Nelson Mandela is one of the most inspiring and iconic figures of our age. Now, after a lifetime of taking pen to paper to record thoughts and events, hardships and victories, he has opened his personal archive, which offers an unprecedented insight into his remarkable life.

Conversations With Myself gives readers access to the private man behind the public figure: from letters written in the darkest hours of Mandela's twenty seven years of imprisonment to the draft of an unfinished sequel to Long Walk to Freedom. Here he is making notes and even doodling during meetings, or recording troubled dreams on the desk calendar of his cell on Robben Island; writing journals while on the run during the anti apartheid struggles in the early 1960s, or conversing with friends in almost seventy hours of recorded conversations.
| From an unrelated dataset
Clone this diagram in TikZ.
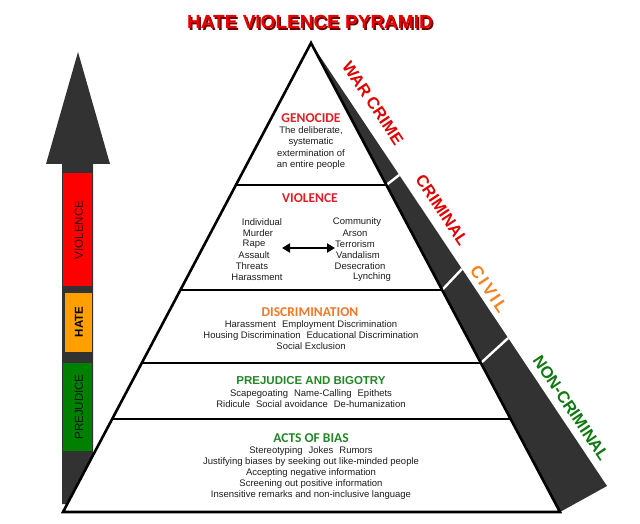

In these pages he is neither an icon nor a saint; here he is like you and me.

An intimate journey from the first stirrings of his political conscience to his galvanizing role on the world stage, Conversations With Myself is a rare chance to spend time with Nelson Mandela the man, in his own words: direct, clear, private.

©2010 Nelson R. Mandela and The Nelson Mandela Foundation (P)2010 Macmillan Audio

Critic reviews

"The book is intensely moving, raw and unmediated, told in real time with all the changes in perspective that brings, over the years, mixing the prosaic with the momentous." ( Peter Godwin, Observer)
"Gathered from letters and bits of Mandela’s unpublished autobiography, this book offers fresh and moving insights into the man behind the symbol...The real miracle was to sustain himself with such strength and dignity through more than a quarter century of often hideous imprisonment, refusing all blandishments and conditional offers of freedom. Loving Winnie with all his heart was simply necessary to that prodigious effort, before which we can only stand in awe and admiration." ( R W Johnson, Sunday Times Culture)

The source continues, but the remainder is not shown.